Examine the records and identify each line that includes the string "matplotlib". Copy those lines.

SUPPLIED MATERIAL -
====
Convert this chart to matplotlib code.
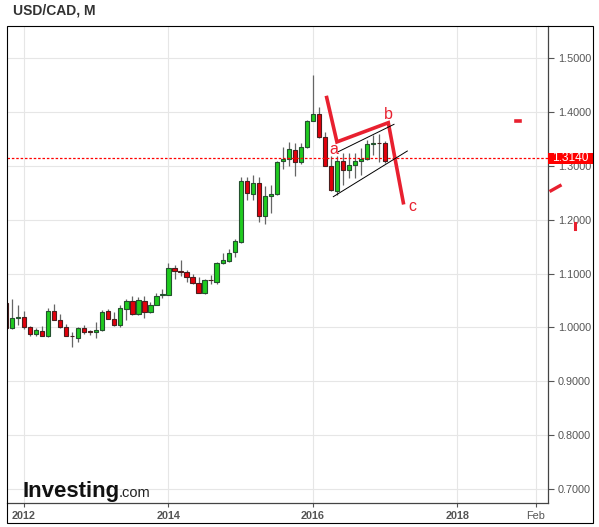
import matplotlib
matplotlib.use("Agg")
import matplotlib.pyplot as plt
import matplotlib.transforms as mtransforms
from matplotlib.patches import Rectangle
import numpy as np
import pandas as pd

# monthly USD/CAD candles, Oct 2011 .. Jan 2017
months = pd.period_range("2011-10", "2017-01", freq="M")
opens = [1.046, 0.998, 1.0175, 1.020, 1.001, 0.9876, 0.994, 0.9845, 1.031, 1.014, 1.001, 0.984,
         0.9807, 0.998, 0.992, 0.9907, 0.9944, 1.030, 1.016, 1.0043, 1.0342, 1.0497, 1.025, 1.0497,
         1.0286, 1.0422, 1.0598, 1.0608, 1.1107, 1.1045, 1.103, 1.094, 1.083, 1.0635, 1.088, 1.0845,
         1.119, 1.124, 1.140, 1.159, 1.272, 1.2475, 1.268, 1.2073, 1.2445, 1.2476, 1.309, 1.3133,
         1.330, 1.307, 1.335, 1.384, 1.396, 1.3535, 1.300, 1.254, 1.3095, 1.293, 1.3015, 1.3095,
         1.3133, 1.3405, 1.3424, 1.3424]
highs = [1.058, 1.052, 1.041, 1.031, 1.003, 0.9985, 1.003, 1.036, 1.0435, 1.024, 1.0068, 0.991,
         1.000, 1.004, 0.9944, 1.010, 1.033, 1.034, 1.028, 1.0416, 1.053, 1.059, 1.057, 1.058,
         1.0466, 1.0633, 1.072, 1.120, 1.1163, 1.126, 1.107, 1.0985, 1.0935, 1.090, 1.098, 1.1215,
         1.138, 1.145, 1.165, 1.280, 1.280, 1.2835, 1.280, 1.262, 1.265, 1.309, 1.335, 1.3436,
         1.3423, 1.3423, 1.386, 1.469, 1.409, 1.3635, 1.3176, 1.3176, 1.324, 1.324, 1.324, 1.333,
         1.3486, 1.358, 1.3598, 1.3455]
lows = [0.995, 0.997, 1.004, 0.996, 0.984, 0.984, 0.983, 0.982, 1.013, 0.999, 0.984, 0.9634,
        0.9727, 0.987, 0.9863, 0.980, 0.993, 1.015, 1.003, 1.0006, 1.013, 1.023, 1.022, 1.0174,
        1.0267, 1.041, 1.0547, 1.060, 1.089, 1.0945, 1.084, 1.081, 1.063, 1.062, 1.081, 1.0805,
        1.1175, 1.1215, 1.131, 1.156, 1.237, 1.237, 1.1955, 1.1925, 1.2123, 1.246, 1.295, 1.300,
        1.282, 1.304, 1.333, 1.383, 1.352, 1.299, 1.2538, 1.246, 1.265, 1.2773, 1.2773, 1.2835,
        1.3115, 1.3195, 1.308, 1.306]
closes = [0.998, 1.018, 1.018, 1.0006, 0.9876, 0.9957, 0.984, 1.031, 1.014, 1.0006, 0.9845, 0.983,
          0.998, 0.992, 0.991, 0.9957, 1.029, 1.0155, 1.0043, 1.0366, 1.0497, 1.025, 1.0516, 1.0286,
          1.0422, 1.059, 1.061, 1.1107, 1.1045, 1.103, 1.094, 1.082, 1.0635, 1.088, 1.087, 1.119,
          1.125, 1.139, 1.161, 1.272, 1.2495, 1.268, 1.2073, 1.2445, 1.2476, 1.307, 1.3133, 1.331,
          1.307, 1.335, 1.384, 1.396, 1.3535, 1.300, 1.2556, 1.3095, 1.293, 1.3015, 1.3095, 1.3133,
          1.3405, 1.3424, 1.3418, 1.310]
last_price = 1.3140

tick_months = ["2012-01", "2014-01", "2016-01", "2018-01", "2019-02"]
tick_labels = ["2012", "2014", "2016", "2018", "Feb"]
price_ticks = [0.7, 0.8, 0.9, 1.0, 1.1, 1.2, 1.3, 1.4, 1.5]

# hand drawn ABC wave and channel (x in months after Jan 2012)
wave_x = [50.28, 51.98, 60.51, 63.01]
wave_y = [1.4271, 1.3446, 1.3803, 1.2316]
wave_labels = ["a", "b", "c"]
wave_label_x = [51.5, 60.5, 64.5]
wave_label_y = [1.3296, 1.396, 1.224]
chan_top_x, chan_top_y = [52.21, 61.46], [1.3264, 1.3773]
chan_bot_x, chan_bot_y = [51.38, 63.67], [1.2428, 1.3277]


def mpos(p):
    p = pd.Period(p, freq="M")
    return (p.year - 2012) * 12 + p.month - 1


plt.rcParams["font.family"] = ["Liberation Sans", "DejaVu Sans"]

W, H = 599, 527
fig = plt.figure(figsize=(W / 100, H / 100), dpi=100)
ax = fig.add_axes([6.5 / W, 24 / H, (548 - 6.5) / W, (503 - 25.5) / H])

x = np.array([mpos(m) for m in months])
o, h, l, c = map(np.array, (opens, highs, lows, closes))
up = c >= o
fills = np.where(up, "#1fcb1f", "#e3000b")
edges = np.where(up, "#24512f", "#4a1f1f")
body_lo = np.minimum(o, c)
body_h = np.maximum(np.abs(c - o), 0.0012)

ax.vlines(x, l, h, color="#666666", lw=0.9, zorder=2)
ax.bar(x, body_h, bottom=body_lo, width=0.72, color=fills, edgecolor=edges, lw=0.8, zorder=3)

ax.set_xlim(-2.907, 87.04)
ax.set_ylim(0.6734, 1.561)

ax.set_xticks([mpos(t) for t in tick_months])
ax.set_xticklabels(tick_labels)
for t in ax.get_xticklabels():
    if t.get_text() != "Feb":
        t.set_fontweight("bold")
ax.set_yticks(price_ticks)
ax.set_yticklabels([f"{v:.4f}" for v in price_ticks])
ax.yaxis.tick_right()
ax.tick_params(axis="y", direction="out", length=4, width=0.8, color="#555555",
               labelsize=7.8, labelcolor="#555555", pad=3)
ax.tick_params(axis="x", direction="out", length=3, width=0.8, color="#555555",
               labelsize=7.8, labelcolor="#555555", pad=3)
ax.grid(color="#e6e6e6", lw=0.8)
ax.set_axisbelow(True)
for s in ("left", "top"):
    ax.spines[s].set_visible(False)
for s in ("right", "bottom"):
    ax.spines[s].set_color("#444444")
    ax.spines[s].set_linewidth(0.9)

# current price line and tag
red = "#ff0000"
ax.axhline(last_price, color=red, lw=0.9, ls=(0, (2, 1.5)), zorder=4)
blend = mtransforms.blended_transform_factory(ax.transAxes, ax.transData)
ax.add_patch(Rectangle((1.0, last_price - 0.0108), 45 / 541.5, 0.0216, transform=blend,
                       fc=red, ec="none", clip_on=False, zorder=6))
ax.text(1.0 + 22.5 / 541.5, last_price, f"{last_price:.4f}", transform=blend, ha="center",
        va="center", color="white", fontsize=8.6, clip_on=False, zorder=7)

# drawings
wred = "#e8202f"
ax.plot(wave_x, wave_y, color=wred, lw=2.6, solid_joinstyle="miter", zorder=5)
for s, xx, yy in zip(wave_labels, wave_label_x, wave_label_y):
    ax.text(xx, yy, s, color=wred, fontsize=11.5, ha="center", va="center", zorder=6)
ax.plot(chan_top_x, chan_top_y, color="black", lw=0.7, zorder=5)
ax.plot(chan_bot_x, chan_bot_y, color="black", lw=0.7, zorder=5)
# clipped bits of other drawings on the right
ax.plot([81.73, 82.39], [1.3829, 1.3829], color=wred, lw=2.6, zorder=5)
ax.plot([87.54, 89.04], [1.2539, 1.2633], color=wred, lw=2.4, clip_on=False, zorder=5)
ax.plot([91.58, 91.58], [1.1933, 1.1822], color=wred, lw=2.2, clip_on=False, zorder=5)

# outer frame and title
fig.patches.append(Rectangle((6.5 / W, (527 - 523) / H), (593 - 6.5) / W, (523 - 25.5) / H,
                             transform=fig.transFigure, fill=False, ec="black", lw=0.8))
fig.text(13 / W, 1 - 10.5 / H, "USD/CAD, M", fontsize=10, fontweight="bold",
         color="#333333", va="center")

# watermark
wm = fig.text(22 / W, (527 - 497) / H, "Investing", fontsize=16, fontweight="bold",
              color="#111111", va="baseline")
fig.canvas.draw()
bb = wm.get_window_extent()
fig.text(bb.x1 / W, (527 - 497) / H, ".com", fontsize=10.5, color="#222222", va="baseline")

fig.savefig("out.png", dpi=100)
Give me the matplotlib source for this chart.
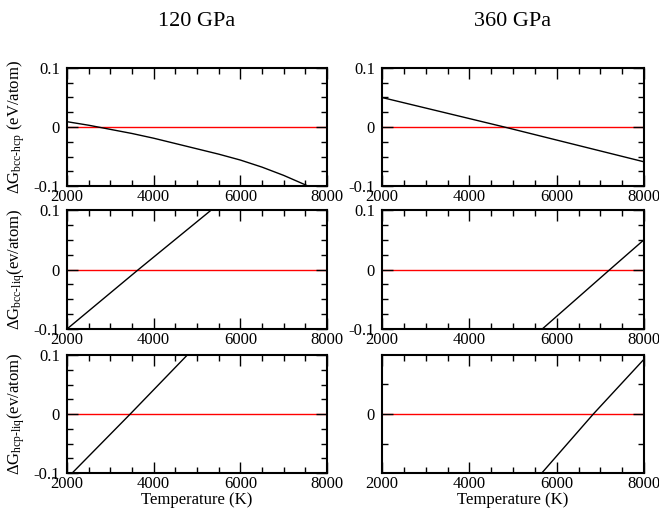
====
SOLUTION -
Convert this chart to matplotlib code.
import matplotlib
matplotlib.use("Agg")
import matplotlib.pyplot as plt
import matplotlib.transforms as mtransforms
from matplotlib.patches import Rectangle
Give me the matplotlib source for this chart.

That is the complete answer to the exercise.